Ezralow ends dance series on high note


Every now and then a performance comes along that restores one's faith in modern dance. The final event of the Baltimore Museum's Off the Walls series, featuring the extraordinary talents of Daniel Ezralow along with Ann Carlson, Frey Faust, Lisa Giobbi, Timothy Harding, Oguri, Peter Pucci, Tero Saarinen and Morleigh Steinberg, was one of those moments.

Mr. Ezralow, noted for his unconventional choreography with groups such as Momix and ISO, and his group of artists performed 12 works that were varied and often astounding. Mr. Ezralow's dances, three duets featuring Ms. Steinberg, went from the ridiculous pratfalls in "Hoover Hallucinations" through the dead-eyed view of marriage in "I Do" to the sublime soaring in the closing work, an excerpt from "Night Thoughts."
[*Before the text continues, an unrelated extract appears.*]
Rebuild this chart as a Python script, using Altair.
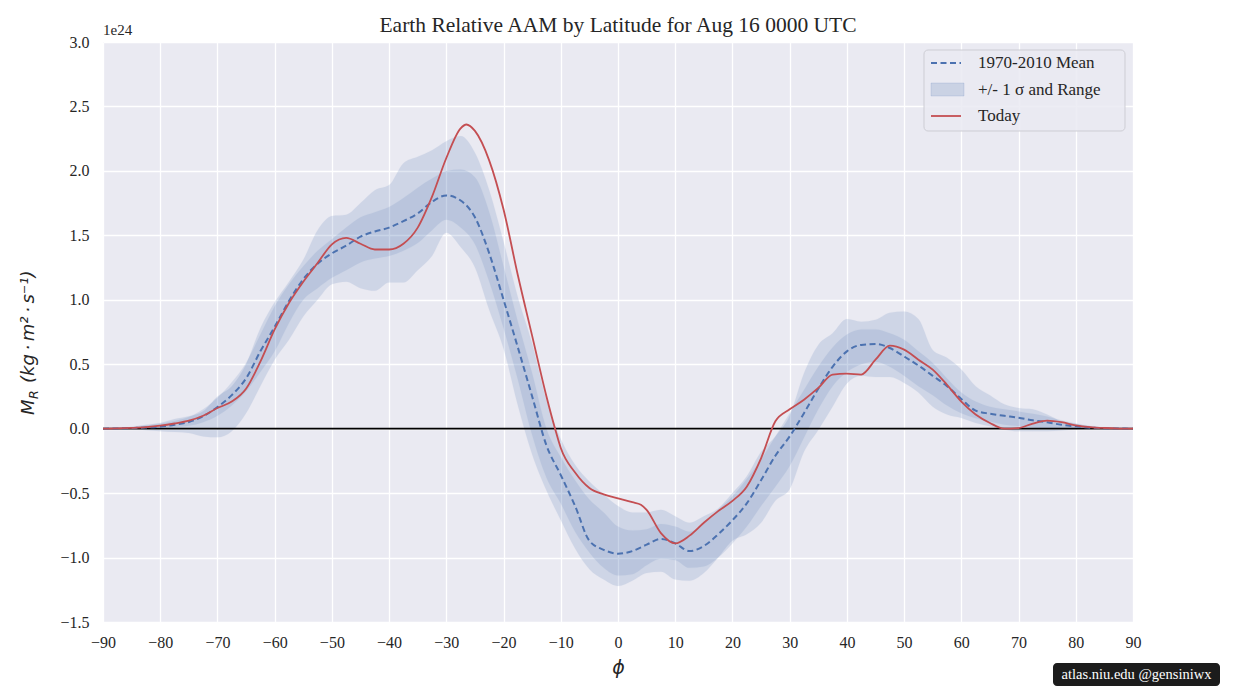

The charismatic Mr. Saarinen brilliantly performed "B 12," which was choreographed for the artist by Finnish choreographer Jorma Uotinen. "B 12" expertly blended elements of classical technique and imagery with Japanese theatrical sensibilities. Mr. Saarinen's attention to detail and strong musical acumen as he presented his dichotomy of grace and clumsiness was awe-inspiring and brought cheers from the audience.

"Fall from Grace" had the audience holding its collective breath as Ms. Giobbi and Mr. Harding were suspended above the audience on a trapeze. Moving to one of Puccini's arias, the couple slowly and artfully draped their bodies across the bar, until Ms. Giobbi literally slid down the ropes, across Mr. Harding's body and was held suspended horizontally by her partner's hands on her hips before gently slipping to the floor.

Ms. Giobbi's solo, "Falling Angel," was another work where our imagination was stretched. Ms. Giobbi, harnessed to a large black backdrop, gave the illusion of floating in space. As she slowly arched and stretched her limbs, Ms. Giobbi effectively created the terrifying image of her body being hurled headlong through space.

The intricate blending of Indonesian dance and yoga movements -- limber movements and one-legged balances -- was the focal point in Frey Faust's work, "Quest."

Baltimore native Peter Pucci presented the opening work, "Rapt," a humorous streetwise dance redolent with hand gestures and attitudes, and "Sing," a physical interpretation of the title. Ann Carlson's provocative "Visit Woman Move Story Cat Cat Cat" and her boisterous auction/revival, "Sold," rounded out the evening.

The only complaint one could have was that this group performed only once in Baltimore.